Photo credit: Marissa Alper
Image description: Me, a white person in a bright blue corduroy shirt and bleached blonde hair. Looking directly at the camera, relaxed but not smiling. Taped to the wall behind me are various notes about projects, sketches, and things I like. Marissa captured me looking hot and cool and boyish — what a dream!

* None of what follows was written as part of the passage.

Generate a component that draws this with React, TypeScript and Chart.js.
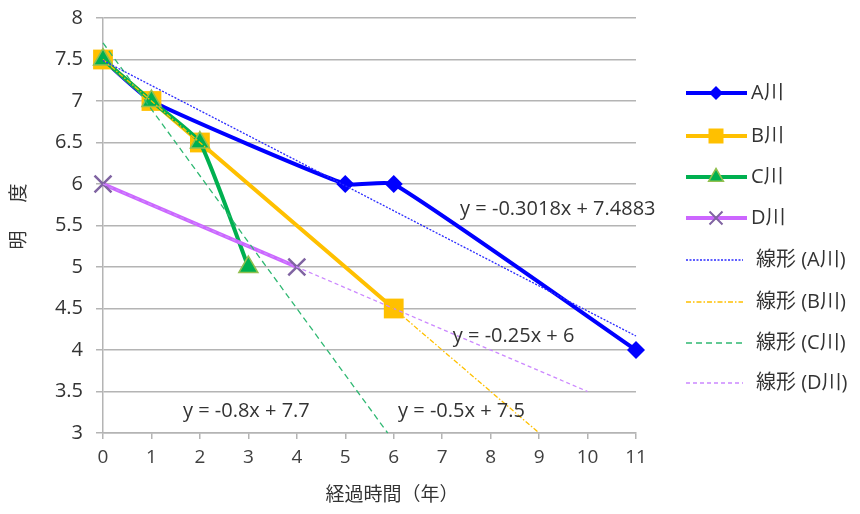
import React, { useEffect, useRef } from "react";
import { Chart, registerables } from "chart.js";
Chart.register(...registerables);

const FONT = "'Open Sans', 'Noto Sans CJK JP', sans-serif";

const seriesNames = ["A川", "B川", "C川", "D川"];
const aX = [0, 1, 5, 6, 11];
const aY = [7.5, 7, 6, 6, 4];
const bX = [0, 1, 2, 6];
const bY = [7.5, 7, 6.5, 4.5];
const cX = [0, 1, 2, 3];
const cY = [7.5, 7, 6.5, 5];
const dX = [0, 4];
const dY = [6, 5];

const trendNames = ["線形 (A川)", "線形 (B川)", "線形 (C川)", "線形 (D川)"];
const trendSlopes = [-0.3018, -0.5, -0.8, -0.25];
const trendIntercepts = [7.4883, 7.5, 7.7, 6];
const trendXStart = [0, 0, 0, 0];
const trendXEnd = [11, 9, 5.875, 10];
const equationTexts = ["y = -0.3018x + 7.4883", "y = -0.5x + 7.5", "y = -0.8x + 7.7", "y = -0.25x + 6"];

const xTitle = "経過時間（年）";
const yTitleChars = ["明", "度"];

const seriesColors = ["#0000FF", "#FFC000", "#00B050", "#CC66FF"];
const markerFill = ["#0000FF", "#FFC000", "#00B050", "#8064A2"];
const markerBorder = ["#0000FF", "#FFC000", "#92C050", "#8064A2"];
const markerStyles = ["rectRot", "rect", "triangle", "crossRot"];
const markerRadius = [9, 14, 11, 12];
const legendMarkerSize = [7, 7.5, 8.5, 6.5];
const trendColors = ["#2a2aff", "#FFC000", "#2fb872", "#cc88ff"];
const trendDashes = [[2, 1.5], [5, 2, 1.5, 2], [6, 4], [4, 3]];

// label anchors (data coordinates: left, middle)
const eqAnchors = [
  [7.37, 5.69],
  [6.09, 3.265],
  [1.65, 3.265],
  [7.22, 4.17],
];

function toPts(xs: number[], ys: number[]) {
  return xs.map((x, i) => ({ x, y: ys[i] }));
}

function drawMarker(ctx: CanvasRenderingContext2D, style: string, x: number, y: number, r: number, fill: string, stroke: string) {
  ctx.save();
  ctx.fillStyle = fill;
  ctx.strokeStyle = stroke;
  ctx.lineWidth = 1.5;
  ctx.beginPath();
  if (style === "rectRot") {
    ctx.moveTo(x, y - r);
    ctx.lineTo(x + r, y);
    ctx.lineTo(x, y + r);
    ctx.lineTo(x - r, y);
    ctx.closePath();
    ctx.fill();
  } else if (style === "rect") {
    ctx.rect(x - r, y - r, 2 * r, 2 * r);
    ctx.fill();
  } else if (style === "triangle") {
    ctx.moveTo(x, y - r);
    ctx.lineTo(x + r * 0.87, y + r * 0.5);
    ctx.lineTo(x - r * 0.87, y + r * 0.5);
    ctx.closePath();
    ctx.fill();
    ctx.stroke();
  } else {
    ctx.lineWidth = 2;
    ctx.moveTo(x - r, y - r);
    ctx.lineTo(x + r, y + r);
    ctx.moveTo(x + r, y - r);
    ctx.lineTo(x - r, y + r);
    ctx.stroke();
  }
  ctx.restore();
}

const overlayPlugin = {
  id: "overlay",
  afterDraw(chart: any) {
    const ctx: CanvasRenderingContext2D = chart.ctx;
    const xs = chart.scales.x;
    const ys = chart.scales.y;
    ctx.save();
    // equation labels
    ctx.font = `20px ${FONT}`;
    ctx.fillStyle = "#333333";
    ctx.textBaseline = "middle";
    ctx.textAlign = "left";
    equationTexts.forEach((t, i) => {
      ctx.fillText(t, xs.getPixelForValue(eqAnchors[i][0]), ys.getPixelForValue(eqAnchors[i][1]));
    });
    // axis titles
    ctx.font = `19px ${FONT}`;
    ctx.fillStyle = "#333333";
    ctx.textAlign = "center";
    ctx.fillText(xTitle, 392, 496);
    const yPos = [240, 193];
    yTitleChars.forEach((c, i) => {
      ctx.save();
      ctx.translate(20, yPos[i]);
      ctx.rotate(-Math.PI / 2);
      ctx.fillText(c, 0, 0);
      ctx.restore();
    });
    // legend
    const seriesRows = [93, 136, 177, 218];
    const trendRows = [260, 302, 343, 383];
    ctx.textAlign = "left";
    ctx.font = `20px ${FONT}`;
    seriesNames.forEach((n, i) => {
      const y = seriesRows[i];
      ctx.save();
      ctx.strokeStyle = seriesColors[i];
      ctx.lineWidth = 4;
      ctx.beginPath();
      ctx.moveTo(686, y);
      ctx.lineTo(747, y);
      ctx.stroke();
      ctx.restore();
      drawMarker(ctx, markerStyles[i], 716, y, legendMarkerSize[i], markerFill[i], markerBorder[i]);
      ctx.fillStyle = "#333333";
      ctx.fillText(n, 751, y);
    });
    trendNames.forEach((n, i) => {
      const y = trendRows[i];
      ctx.save();
      ctx.strokeStyle = trendColors[i];
      ctx.lineWidth = 1.3;
      ctx.setLineDash(trendDashes[i]);
      ctx.beginPath();
      ctx.moveTo(686, y);
      ctx.lineTo(743, y);
      ctx.stroke();
      ctx.restore();
      ctx.fillStyle = "#333333";
      ctx.fillText(n, 756, y);
    });
    ctx.restore();
  },
};

export default function App() {
  const ref = useRef<HTMLCanvasElement>(null);
  useEffect(() => {
    document.body.style.margin = "0";
    const seriesData = [toPts(aX, aY), toPts(bX, bY), toPts(cX, cY), toPts(dX, dY)];
    const datasets: any[] = [];
    seriesNames.forEach((n, i) => {
      datasets.push({
        label: n,
        data: seriesData[i],
        borderColor: seriesColors[i],
        backgroundColor: markerFill[i],
        borderWidth: 4,
        tension: 0.15,
        pointStyle: markerStyles[i],
        pointRadius: markerRadius[i],
        pointBackgroundColor: markerFill[i],
        pointBorderColor: markerBorder[i],
        pointBorderWidth: i === 3 ? 2.5 : i === 2 ? 1.5 : 0,
        clip: false,
        order: 10 - i,
      });
    });
    trendNames.forEach((n, i) => {
      const x0 = trendXStart[i];
      const x1 = trendXEnd[i];
      datasets.push({
        label: n,
        data: [
          { x: x0, y: trendSlopes[i] * x0 + trendIntercepts[i] },
          { x: x1, y: trendSlopes[i] * x1 + trendIntercepts[i] },
        ],
        borderColor: trendColors[i],
        borderWidth: 1.3,
        borderDash: trendDashes[i],
        pointRadius: 0,
        clip: false,
        order: 1,
      });
    });
    const chart = new Chart(ref.current!, {
      type: "line",
      data: { datasets },
      options: {
        animation: false,
        responsive: false,
        maintainAspectRatio: false,
        layout: { padding: { left: 0, right: 224, top: 18, bottom: 0 } },
        plugins: { legend: { display: false }, tooltip: { enabled: false } },
        scales: {
          x: {
            type: "linear",
            min: 0,
            max: 11,
            ticks: { stepSize: 1, color: "#404040", font: { size: 19, family: FONT }, padding: 7 },
            grid: { drawOnChartArea: false, drawTicks: true, tickLength: 6, color: "#b4b4b4", lineWidth: 1.5 },
            border: { color: "#b4b4b4", width: 1.5 },
            afterFit: (s: any) => {
              s.height = 81;
              s.paddingLeft = 0;
              s.paddingRight = 0;
            },
          },
          y: {
            type: "linear",
            min: 3,
            max: 8,
            ticks: {
              stepSize: 0.5,
              color: "#333333",
              font: { size: 20, family: FONT },
              padding: 13,
              callback: (v: any) => String(Number(v)),
            },
            grid: { color: "#b4b4b4", lineWidth: 1.5, tickLength: 7 },
            border: { color: "#b4b4b4", width: 1.5 },
            afterFit: (s: any) => {
              s.width = 103;
              s.paddingTop = 0;
              s.paddingBottom = 0;
            },
          },
        },
      },
      plugins: [overlayPlugin],
    });
    return () => chart.destroy();
  }, []);
  return (
    <div style={{ width: 860, height: 514 }}>
      <canvas ref={ref} width={860} height={514} style={{ display: "block" }} />
    </div>
  );
}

Finnegan Shannon (b. 1989, Berkeley, CA) is an artist experimenting with forms of access. They intervene in ableist structures with humor, earnestness, and rage. Some of their recent work includes Alt Text as Poetry, a collaboration with Bojana Coklyat that explores the expressive potential of image description; Do You Want Us Here or Not, a series of benches and cushions designed for exhibition spaces; and Don’t mind if I do, a conveyor-belt-centered exhibition that prioritizes rest and play. They have done projects with MUDAM Luxembourg, the Queens Museum, moCa Cleveland, the High Line, MMK Frankfurt, MCA Denver, and Nook Gallery. Their work has been supported by a Wynn Newhouse Award, an Eyebeam fellowship, a Disability Futures Fellowship, a United States Artists Fellowship, and grants from Art Matters Foundation, Canada Council for the Arts, and the Disability Visibility Project. Their work has been written about in Art in America, BOMB Magazine, the Believer, and Out Magazine. They live and work in Brooklyn, NY.